SOURCE MATERIAL
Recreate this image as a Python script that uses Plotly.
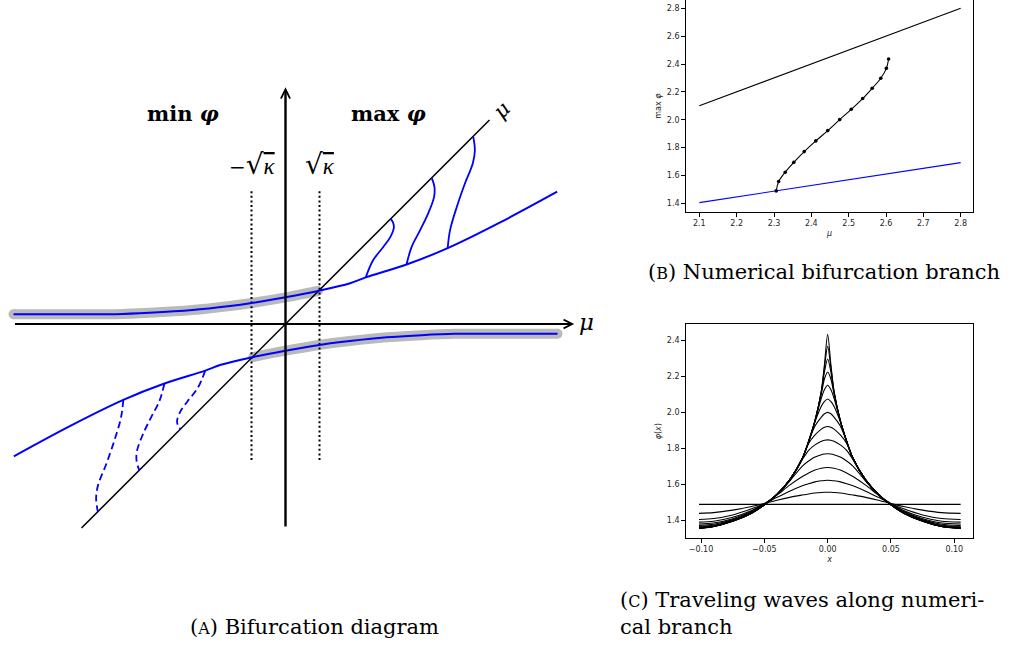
import plotly.graph_objects as go

# ---------------- panel A: schematic bifurcation diagram (units of sqrt(kappa)) ----------------
upper_x = [-8.0, -6.5, -5.0, -4.0, -2.74, -1.63, -1.04, 0.0, 0.99, 1.90, 2.36, 3.56, 4.77, 6.3, 7.99]
upper_y = [0.285, 0.285, 0.29, 0.33, 0.41, 0.53, 0.61, 0.785, 0.98, 1.20, 1.37, 1.75, 2.23, 2.98, 3.89]
lower_x = [8.0, 6.5, 5.0, 4.0, 2.74, 1.63, 1.04, 0.0, -0.99, -1.90, -2.36, -3.56, -4.77, -6.3, -7.99]
lower_y = [-0.285, -0.285, -0.29, -0.33, -0.41, -0.53, -0.61, -0.785, -0.98, -1.20, -1.37, -1.75, -2.23, -2.98, -3.89]

halo_up_x = [-8.0, -6.5, -5.0, -4.0, -2.74, -1.63, -1.04, 0.0, 0.95]
halo_up_y = [0.285, 0.285, 0.29, 0.33, 0.41, 0.53, 0.61, 0.785, 0.97]
halo_lo_x = [-0.95, 0.0, 1.04, 1.63, 2.74, 4.0, 5.0, 6.5, 8.0]
halo_lo_y = [-0.97, -0.785, -0.61, -0.53, -0.41, -0.33, -0.29, -0.285, -0.285]

diag_x = [-6.0, 6.0]
diag_y = [-6.0, 6.0]

# solid branches (max phi) and dashed branches (min phi)
solid = [
    ([2.36, 2.58, 2.88, 3.09, 3.19, 3.15, 3.09], [1.37, 1.88, 2.27, 2.57, 2.86, 3.01, 3.09]),
    ([3.56, 3.71, 3.96, 4.20, 4.37, 4.38, 4.30], [1.75, 2.27, 2.76, 3.26, 3.74, 4.04, 4.30]),
    ([4.77, 4.84, 5.04, 5.28, 5.51, 5.57, 5.52], [2.23, 2.76, 3.45, 4.14, 4.73, 5.12, 5.52]),
]
dashed = [
    ([-2.36, -2.58, -2.88, -3.09, -3.19, -3.15, -3.09], [-1.37, -1.88, -2.27, -2.57, -2.86, -3.01, -3.09]),
    ([-3.56, -3.71, -3.96, -4.20, -4.37, -4.38, -4.30], [-1.75, -2.27, -2.76, -3.26, -3.74, -4.04, -4.30]),
    ([-4.77, -4.84, -5.04, -5.28, -5.51, -5.57, -5.52], [-2.23, -2.76, -3.45, -4.14, -4.73, -5.12, -5.52]),
]
kappa_marks = [-1.0, 1.0]

# ---------------- panel B: numerical bifurcation branch ----------------
mu_line = [2.1, 2.8]
diag_line = [2.1, 2.8]
const_line = [1.405, 1.692]
branch_mu = [2.306, 2.3125, 2.330, 2.353, 2.381, 2.412, 2.444, 2.476, 2.507, 2.5375, 2.563, 2.586, 2.601, 2.607]
branch_max = [1.489, 1.556, 1.623, 1.694, 1.771, 1.848, 1.922, 2.001, 2.075, 2.152, 2.226, 2.298, 2.369, 2.436]

# ---------------- panel C: traveling waves along the branch ----------------
wave_x = [-0.1016, -0.09, -0.075, -0.06, -0.05, -0.04, -0.03, -0.02, -0.015, -0.01, -0.005, -0.0025,
          0.0, 0.0025, 0.005, 0.01, 0.015, 0.02, 0.03, 0.04, 0.05, 0.06, 0.075, 0.09, 0.105]
flat_x = [-0.1016, 0.105]
flat_y = [1.489, 1.489]
# half profiles from x=0 out to the edge (|x| = 0, .0025, .005, .01, .015, .02, .03, .04, .05, .06, .075, .09, .105)
waves_half = [
    [1.556, 1.556, 1.555, 1.552, 1.547, 1.541, 1.528, 1.512, 1.494, 1.477, 1.457, 1.443, 1.439],
    [1.623, 1.622, 1.620, 1.614, 1.604, 1.592, 1.562, 1.528, 1.493, 1.464, 1.430, 1.410, 1.405],
    [1.694, 1.693, 1.690, 1.680, 1.664, 1.644, 1.596, 1.541, 1.492, 1.455, 1.417, 1.395, 1.390],
    [1.771, 1.769, 1.765, 1.752, 1.730, 1.702, 1.618, 1.543, 1.490, 1.450, 1.409, 1.385, 1.380],
    [1.848, 1.846, 1.840, 1.820, 1.790, 1.738, 1.621, 1.544, 1.489, 1.447, 1.404, 1.378, 1.372],
    [1.922, 1.918, 1.908, 1.875, 1.828, 1.742, 1.623, 1.544, 1.488, 1.445, 1.401, 1.373, 1.367],
    [2.001, 1.993, 1.975, 1.925, 1.838, 1.744, 1.624, 1.545, 1.487, 1.443, 1.399, 1.369, 1.363],
    [2.075, 2.062, 2.035, 1.948, 1.840, 1.745, 1.625, 1.545, 1.487, 1.442, 1.397, 1.367, 1.360],
    [2.152, 2.128, 2.080, 1.953, 1.840, 1.745, 1.625, 1.545, 1.486, 1.441, 1.396, 1.366, 1.358],
    [2.226, 2.188, 2.104, 1.954, 1.840, 1.745, 1.625, 1.545, 1.486, 1.441, 1.396, 1.366, 1.357],
    [2.298, 2.228, 2.114, 1.955, 1.840, 1.745, 1.625, 1.545, 1.486, 1.440, 1.395, 1.366, 1.356],
    [2.369, 2.254, 2.118, 1.955, 1.840, 1.745, 1.625, 1.545, 1.486, 1.440, 1.395, 1.366, 1.355],
    [2.436, 2.270, 2.120, 1.955, 1.840, 1.745, 1.625, 1.545, 1.486, 1.440, 1.395, 1.366, 1.355],
]

BLUE = '#0000ff'
GRAY = '#bababa'
W, H = 1013, 646

fig = go.Figure()

# --- panel A traces
for hx, hy in [(halo_up_x, halo_up_y), (halo_lo_x, halo_lo_y)]:
    fig.add_trace(go.Scatter(x=hx, y=hy, mode='lines', line=dict(color=GRAY, width=10, shape='spline'),
                             xaxis='x', yaxis='y', hoverinfo='skip'))
    fig.add_trace(go.Scatter(x=[hx[0], hx[-1]], y=[hy[0], hy[-1]], mode='markers',
                             marker=dict(color=GRAY, size=10), xaxis='x', yaxis='y', hoverinfo='skip'))

for kx in kappa_marks:
    fig.add_trace(go.Scatter(x=[kx, kx], y=[-4.0, 3.95], mode='lines',
                             line=dict(color='black', width=2, dash='2px,2.6px'),
                             xaxis='x', yaxis='y', hoverinfo='skip'))

fig.add_trace(go.Scatter(x=diag_x, y=diag_y, mode='lines', line=dict(color='black', width=1.5),
                         xaxis='x', yaxis='y'))
fig.add_trace(go.Scatter(x=upper_x, y=upper_y, mode='lines', line=dict(color=BLUE, width=2, shape='spline'),
                         xaxis='x', yaxis='y'))
fig.add_trace(go.Scatter(x=lower_x, y=lower_y, mode='lines', line=dict(color=BLUE, width=2, shape='spline'),
                         xaxis='x', yaxis='y'))
for bx, by in solid:
    fig.add_trace(go.Scatter(x=bx, y=by, mode='lines', line=dict(color=BLUE, width=1.8, shape='spline'),
                             xaxis='x', yaxis='y'))
for bx, by in dashed:
    fig.add_trace(go.Scatter(x=bx, y=by, mode='lines',
                             line=dict(color=BLUE, width=1.8, shape='spline', dash='7px,4px'),
                             xaxis='x', yaxis='y'))

# --- panel B traces
fig.add_trace(go.Scatter(x=mu_line, y=diag_line, mode='lines', line=dict(color='black', width=1.1),
                         xaxis='x2', yaxis='y2'))
fig.add_trace(go.Scatter(x=mu_line, y=const_line, mode='lines', line=dict(color=BLUE, width=1.1),
                         xaxis='x2', yaxis='y2'))
fig.add_trace(go.Scatter(x=branch_mu, y=branch_max, mode='lines+markers',
                         line=dict(color='black', width=1.1, shape='spline'),
                         marker=dict(color='black', size=3.6), xaxis='x2', yaxis='y2'))

# --- panel C traces
fig.add_trace(go.Scatter(x=flat_x, y=flat_y, mode='lines', line=dict(color='black', width=1.1),
                         xaxis='x3', yaxis='y3'))
for half in waves_half:
    fig.add_trace(go.Scatter(x=wave_x, y=half[::-1] + half[1:], mode='lines',
                             line=dict(color='black', width=1.1, shape='spline', smoothing=0.8),
                             xaxis='x3', yaxis='y3'))

# --- axes
UNIT = 34.0
OX, OY = 285.5, 324.0
a_dom_x = [0, 0.6]
a_range_x = [(0 - OX) / UNIT, (0.6 * W - OX) / UNIT]
a_range_y = [(OY - H) / UNIT, OY / UNIT]

tickfont = dict(family='DejaVu Sans', size=8, color='#262626')
titlefont = dict(family='DejaVu Sans', size=8, color='#262626')
mpl_axis = dict(showline=True, linecolor='black', linewidth=1, ticks='outside', ticklen=3.5,
                tickwidth=0.8, tickcolor='black', tickfont=tickfont, showgrid=False, zeroline=False)

bc_dom_x = [685.7 / W, 973.3 / W]

fig.update_layout(
    width=W, height=H, margin=dict(l=0, r=0, t=0, b=0),
    paper_bgcolor='white', plot_bgcolor='rgba(0,0,0,0)', showlegend=False,
    xaxis=dict(domain=a_dom_x, range=a_range_x, visible=False),
    yaxis=dict(domain=[0, 1], range=a_range_y, visible=False),
    xaxis2=dict(domain=bc_dom_x, range=[2.0635, 2.8338], anchor='y2', mirror=False,
                tickvals=[2.1, 2.2, 2.3, 2.4, 2.5, 2.6, 2.7, 2.8], tickformat='.1f',
                title=dict(text='<i>μ</i>', font=titlefont, standoff=2), **mpl_axis),
    yaxis2=dict(domain=[1 - 212.3 / H, 1], range=[1.3353, 2.8598], anchor='x2', mirror=True,
                tickvals=[1.4, 1.6, 1.8, 2.0, 2.2, 2.4, 2.6, 2.8], tickformat='.1f',
                title=dict(text='max <i>φ</i>', font=titlefont, standoff=4), **mpl_axis),
    xaxis3=dict(domain=bc_dom_x, range=[-0.1121, 0.1150], anchor='y3', mirror=True,
                tickvals=[-0.1, -0.05, 0.0, 0.05, 0.1], tickformat='.2f',
                title=dict(text='<i>x</i>', font=titlefont, standoff=2), **mpl_axis),
    yaxis3=dict(domain=[1 - 538.3 / H, 1 - 324.0 / H], range=[1.30, 2.4928], anchor='x3', mirror=True,
                tickvals=[1.4, 1.6, 1.8, 2.0, 2.2, 2.4], tickformat='.1f',
                title=dict(text='<i>φ</i>(<i>x</i>)', font=titlefont, standoff=4), **mpl_axis),
)

SERIF = 'DejaVu Serif'
ann = []
# axes of panel A with arrow heads
ann.append(dict(x=0, y=6.96, ax=0, ay=-6.0, xref='x', yref='y', axref='x', ayref='y', text='',
                showarrow=True, arrowhead=5, arrowsize=0.75, arrowwidth=2.4, arrowcolor='black', standoff=0))
ann.append(dict(x=8.49, y=0, ax=-8.0, ay=0, xref='x', yref='y', axref='x', ayref='y', text='',
                showarrow=True, arrowhead=5, arrowsize=0.95, arrowwidth=1.8, arrowcolor='black', standoff=0))
rad = "<span style='font-size:28px'>√</span>"
kap = "<span style=\"font-family:'Liberation Serif';font-size:23px;text-decoration:overline\"><i>κ</i></span>"
txt = [
    (-3.01, 6.2, '<b>min <i>φ</i></b>', 21, 0),
    (3.03, 6.2, '<b>max <i>φ</i></b>', 21, 0),
    (-0.985, 4.7, '−' + rad + kap, 20, 0),
    (1.0, 4.7, rad + kap, 20, 0),
    (8.85, 0.05, '<i>μ</i>', 23, 0),
    (6.36, 6.29, '<i>μ</i>', 21, -45),
]
for x, y, t, s, ang in txt:
    ann.append(dict(x=x, y=y, xref='x', yref='y', text=t, showarrow=False, textangle=ang,
                    font=dict(family=SERIF, size=s, color='black')))

small = "<span style='font-size:16px'>%s</span>"
caps = [
    (314 / W, 1 - 627 / H, '(' + small % 'A' + ') Bifurcation diagram', 'center'),
    (824 / W, 1 - 272 / H, '(' + small % 'B' + ') Numerical bifurcation branch', 'center'),
    (618 / W, 1 - 600 / H, '(' + small % 'C' + ') Traveling waves along numeri-', 'left'),
    (618 / W, 1 - 627 / H, 'cal branch', 'left'),
]
for x, y, t, al in caps:
    ann.append(dict(x=x, y=y, xref='paper', yref='paper', text=t, showarrow=False,
                    xanchor=al, yanchor='middle', font=dict(family=SERIF, size=21, color='black')))

fig.update_layout(annotations=ann)
fig.write_html("out.html", config={'displayModeBar': False},
               post_script="document.body.style.margin='0';")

WHAT TO WORK ON
Give again, word for word, every line from the top of the data through the line with "kappa_marks = [-1.0, 1.0]", both ends included, and exclude the pictures.

REPLY
Recreate this image as a Python script that uses Plotly.
import plotly.graph_objects as go

# ---------------- panel A: schematic bifurcation diagram (units of sqrt(kappa)) ----------------
upper_x = [-8.0, -6.5, -5.0, -4.0, -2.74, -1.63, -1.04, 0.0, 0.99, 1.90, 2.36, 3.56, 4.77, 6.3, 7.99]
upper_y = [0.285, 0.285, 0.29, 0.33, 0.41, 0.53, 0.61, 0.785, 0.98, 1.20, 1.37, 1.75, 2.23, 2.98, 3.89]
lower_x = [8.0, 6.5, 5.0, 4.0, 2.74, 1.63, 1.04, 0.0, -0.99, -1.90, -2.36, -3.56, -4.77, -6.3, -7.99]
lower_y = [-0.285, -0.285, -0.29, -0.33, -0.41, -0.53, -0.61, -0.785, -0.98, -1.20, -1.37, -1.75, -2.23, -2.98, -3.89]

halo_up_x = [-8.0, -6.5, -5.0, -4.0, -2.74, -1.63, -1.04, 0.0, 0.95]
halo_up_y = [0.285, 0.285, 0.29, 0.33, 0.41, 0.53, 0.61, 0.785, 0.97]
halo_lo_x = [-0.95, 0.0, 1.04, 1.63, 2.74, 4.0, 5.0, 6.5, 8.0]
halo_lo_y = [-0.97, -0.785, -0.61, -0.53, -0.41, -0.33, -0.29, -0.285, -0.285]

diag_x = [-6.0, 6.0]
diag_y = [-6.0, 6.0]

# solid branches (max phi) and dashed branches (min phi)
solid = [
    ([2.36, 2.58, 2.88, 3.09, 3.19, 3.15, 3.09], [1.37, 1.88, 2.27, 2.57, 2.86, 3.01, 3.09]),
    ([3.56, 3.71, 3.96, 4.20, 4.37, 4.38, 4.30], [1.75, 2.27, 2.76, 3.26, 3.74, 4.04, 4.30]),
    ([4.77, 4.84, 5.04, 5.28, 5.51, 5.57, 5.52], [2.23, 2.76, 3.45, 4.14, 4.73, 5.12, 5.52]),
]
dashed = [
    ([-2.36, -2.58, -2.88, -3.09, -3.19, -3.15, -3.09], [-1.37, -1.88, -2.27, -2.57, -2.86, -3.01, -3.09]),
    ([-3.56, -3.71, -3.96, -4.20, -4.37, -4.38, -4.30], [-1.75, -2.27, -2.76, -3.26, -3.74, -4.04, -4.30]),
    ([-4.77, -4.84, -5.04, -5.28, -5.51, -5.57, -5.52], [-2.23, -2.76, -3.45, -4.14, -4.73, -5.12, -5.52]),
]
kappa_marks = [-1.0, 1.0]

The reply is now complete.